Retype, please, the listing from its opening line through the line that contains "const groupSubs = ['normal', 'TCMR', 'ABMR', 'UV'];", both included, without the pictures.

┄┄┄┄┄┄┄┄┄┄┄┄┄┄┄┄┄┄┄┄

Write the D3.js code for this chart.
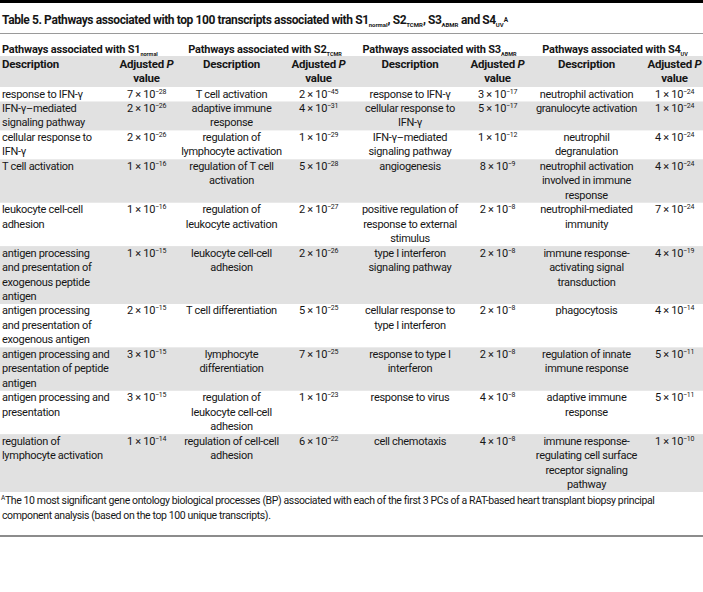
<!DOCTYPE html>
<html>
<head>
<meta charset="utf-8">
<script src="https://cdn.jsdelivr.net/npm/d3@7/dist/d3.min.js"></script>
<style>
  body { margin: 0; background: #fff; }
  svg { display: block; font-family: Roboto, "Noto Sans", sans-serif; }
</style>
</head>
<body>
<svg id="table5" width="703" height="592"></svg>
<script>
'use strict';

const groupNames = ['S1', 'S2', 'S3', 'S4'];
const groupSubs = ['normal', 'TCMR', 'ABMR', 'UV'];

// description text, line breaks as printed
const s1Terms = [
  'response to IFN-γ',
  'IFN-γ–mediated\nsignaling pathway',
  'cellular response to\nIFN-γ',
  'T cell activation',
  'leukocyte cell-cell\nadhesion',
  'antigen processing\nand presentation of\nexogenous peptide\nantigen',
  'antigen processing\nand presentation of\nexogenous antigen',
  'antigen processing and\npresentation of peptide\nantigen',
  'antigen processing and\npresentation',
  'regulation of\nlymphocyte activation',
];
const s2Terms = [
  'T cell activation',
  'adaptive immune\nresponse',
  'regulation of\nlymphocyte activation',
  'regulation of T cell\nactivation',
  'regulation of\nleukocyte activation',
  'leukocyte cell-cell\nadhesion',
  'T cell differentiation',
  'lymphocyte\ndifferentiation',
  'regulation of\nleukocyte cell-cell\nadhesion',
  'regulation of cell-cell\nadhesion',
];
const s3Terms = [
  'response to IFN-γ',
  'cellular response to\nIFN-γ',
  'IFN-γ–mediated\nsignaling pathway',
  'angiogenesis',
  'positive regulation of\nresponse to external\nstimulus',
  'type I interferon\nsignaling pathway',
  'cellular response to\ntype I interferon',
  'response to type I\ninterferon',
  'response to virus',
  'cell chemotaxis',
];
const s4Terms = [
  'neutrophil activation',
  'granulocyte activation',
  'neutrophil\ndegranulation',
  'neutrophil activation\ninvolved in immune\nresponse',
  'neutrophil-mediated\nimmunity',
  'immune response-\nactivating signal\ntransduction',
  'phagocytosis',
  'regulation of innate\nimmune response',
  'adaptive immune\nresponse',
  'immune response-\nregulating cell surface\nreceptor signaling\npathway',
];

// adjusted P values as [mantissa, exponent]
const s1P = [[7, -28], [2, -26], [2, -26], [1, -16], [1, -16], [1, -15], [2, -15], [3, -15], [3, -15], [1, -14]];
const s2P = [[2, -45], [4, -31], [1, -29], [5, -28], [2, -27], [2, -26], [5, -25], [7, -25], [1, -23], [6, -22]];
const s3P = [[3, -17], [5, -17], [1, -12], [8, -9], [2, -8], [2, -8], [2, -8], [2, -8], [4, -8], [4, -8]];
const s4P = [[1, -24], [1, -24], [4, -24], [4, -24], [7, -24], [4, -19], [4, -14], [5, -11], [5, -11], [1, -10]];

const footnote = [
  'The 10 most significant gene ontology biological processes (BP) associated with each of the first 3 PCs of a RAT-based heart transplant biopsy principal',
  'component analysis (based on the top 100 unique transcripts).',
];

// --- layout ---
const svg = d3.select('#table5');
const width = 703;
const ink = '#161616';
const band = '#e1e1e1';
const bodySize = 11;
const bodySpacing = -0.3;

const terms = [s1Terms, s2Terms, s3Terms, s4Terms];
const pvals = [s1P, s2P, s3P, s4P];

// column edges: desc, P for each group
const colEdges = [0, 115, 178, 285, 352, 468, 527, 646, 703];
const descMid = (g) => (colEdges[g * 2] + colEdges[g * 2 + 1]) / 2;
const pMid = (g) => (colEdges[g * 2 + 1] + colEdges[g * 2 + 2]) / 2;

const rows = d3.range(10).map((i) => {
  const lines = d3.max(terms, (t) => t[i].split('\n').length);
  return { i, lines };
});
let acc = 0;
rows.forEach((r) => { r.start = acc; acc += r.lines; });

const bodyTop = 87;
const bodyBottom = 492;
const y = d3.scaleLinear().domain([0, acc]).range([bodyTop, bodyBottom]);
const lineH = y(1) - y(0);

svg.append('rect').attr('width', width).attr('height', 592).attr('fill', '#fff');

// top black bar
svg.append('rect').attr('x', 0).attr('y', 0).attr('width', width).attr('height', 3).attr('fill', '#000');

// title
const title = svg.append('text')
  .attr('x', 2).attr('y', 24)
  .attr('font-size', 12).attr('font-weight', 700).attr('fill', ink)
  .attr('letter-spacing', -0.4);
title.append('tspan').text('Table 5. Pathways associated with top 100 transcripts associated with ');
groupNames.forEach((g, i) => {
  title.append('tspan').text(g);
  title.append('tspan').attr('font-size', 6).attr('letter-spacing', 0).attr('dy', 3).text(groupSubs[i]);
  const sep = i < 2 ? ', ' : (i === 2 ? ' and ' : '');
  title.append('tspan').attr('dy', -3).text(sep);
  if (i === 3) {
    title.append('tspan').attr('font-size', 6.5).attr('dy', -5).text('A');
  }
});

svg.append('line')
  .attr('x1', 0).attr('x2', width).attr('y1', 33.5).attr('y2', 33.5)
  .attr('stroke', '#9a9a9a').attr('stroke-width', 1);

// group headers
groupNames.forEach((g, i) => {
  const t = svg.append('text')
    .attr('x', i === 0 ? 2 : (colEdges[i * 2] + colEdges[i * 2 + 2]) / 2)
    .attr('y', 53)
    .attr('text-anchor', i === 0 ? 'start' : 'middle')
    .attr('font-size', 11).attr('font-weight', 700).attr('fill', ink)
    .attr('letter-spacing', -0.2);
  t.append('tspan').text(`Pathways associated with ${g}`);
  t.append('tspan').attr('font-size', 5.5).attr('letter-spacing', 0).attr('dy', 3).text(groupSubs[i]);
});

// column header band
svg.append('rect')
  .attr('x', 0).attr('y', 56).attr('width', width).attr('height', bodyTop - 56)
  .attr('fill', band);

groupNames.forEach((g, i) => {
  svg.append('text')
    .attr('x', i === 0 ? 2 : descMid(i)).attr('y', 68)
    .attr('text-anchor', i === 0 ? 'start' : 'middle')
    .attr('font-size', 11.5).attr('font-weight', 700).attr('fill', ink)
    .attr('letter-spacing', -0.2)
    .text('Description');
  const p = svg.append('text')
    .attr('x', pMid(i)).attr('y', 68)
    .attr('text-anchor', 'middle')
    .attr('font-size', 11.5).attr('font-weight', 700).attr('fill', ink)
    .attr('letter-spacing', -0.2);
  p.append('tspan').text('Adjusted ');
  p.append('tspan').attr('font-style', 'italic').text('P');
  svg.append('text')
    .attr('x', pMid(i)).attr('y', 82)
    .attr('text-anchor', 'middle')
    .attr('font-size', 11.5).attr('font-weight', 700).attr('fill', ink)
    .attr('letter-spacing', -0.2)
    .text('value');
});

// body row stripes (even rows shaded)
svg.selectAll('rect.stripe')
  .data(rows.filter((r) => r.i % 2 === 1))
  .join('rect')
  .attr('class', 'stripe')
  .attr('x', 0).attr('width', width)
  .attr('y', (r) => y(r.start))
  .attr('height', (r) => y(r.start + r.lines) - y(r.start))
  .attr('fill', band);

// descriptions and P values
groupNames.forEach((g, gi) => {
  const cells = svg.append('g').selectAll('text')
    .data(rows)
    .join('text')
    .attr('x', gi === 0 ? 2 : descMid(gi))
    .attr('y', (r) => y(r.start) + 10.5)
    .attr('text-anchor', gi === 0 ? 'start' : 'middle')
    .attr('font-size', bodySize).attr('letter-spacing', bodySpacing).attr('fill', ink);
  cells.selectAll('tspan')
    .data((r) => terms[gi][r.i].split('\n'))
    .join('tspan')
    .attr('x', gi === 0 ? 2 : descMid(gi))
    .attr('dy', (d, k) => (k === 0 ? 0 : lineH))
    .text((d) => d);

  const pv = svg.append('g').selectAll('text')
    .data(rows)
    .join('text')
    .attr('x', pMid(gi))
    .attr('y', (r) => y(r.start) + 10.5)
    .attr('text-anchor', 'middle')
    .attr('font-size', bodySize).attr('letter-spacing', bodySpacing).attr('fill', ink);
  pv.append('tspan').text((r) => `${pvals[gi][r.i][0]} × 10`);
  pv.append('tspan')
    .attr('font-size', 7).attr('dy', -4)
    .text((r) => `−${Math.abs(pvals[gi][r.i][1])}`);
});

// footnote
const fn = svg.append('text').attr('x', 1).attr('y', 504)
  .attr('font-size', 10.5).attr('letter-spacing', -0.38).attr('fill', ink);
fn.append('tspan').attr('font-size', 6.5).attr('dy', -4).text('A');
fn.append('tspan').attr('dy', 4).text(footnote[0]);
svg.append('text').attr('x', 2).attr('y', 519)
  .attr('font-size', 10.5).attr('letter-spacing', -0.38).attr('fill', ink)
  .text(footnote[1]);

svg.append('line')
  .attr('x1', 0).attr('x2', width).attr('y1', 536).attr('y2', 536)
  .attr('stroke', '#8c8c8c').attr('stroke-width', 2);
</script>
</body>
</html>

┄┄┄┄┄┄┄┄┄┄┄┄┄┄┄┄┄┄┄┄

[Output of the task]:
Write the D3.js code for this chart.
<!DOCTYPE html>
<html>
<head>
<meta charset="utf-8">
<script src="https://cdn.jsdelivr.net/npm/d3@7/dist/d3.min.js"></script>
<style>
  body { margin: 0; background: #fff; }
  svg { display: block; font-family: Roboto, "Noto Sans", sans-serif; }
</style>
</head>
<body>
<svg id="table5" width="703" height="592"></svg>
<script>
'use strict';

const groupNames = ['S1', 'S2', 'S3', 'S4'];
const groupSubs = ['normal', 'TCMR', 'ABMR', 'UV'];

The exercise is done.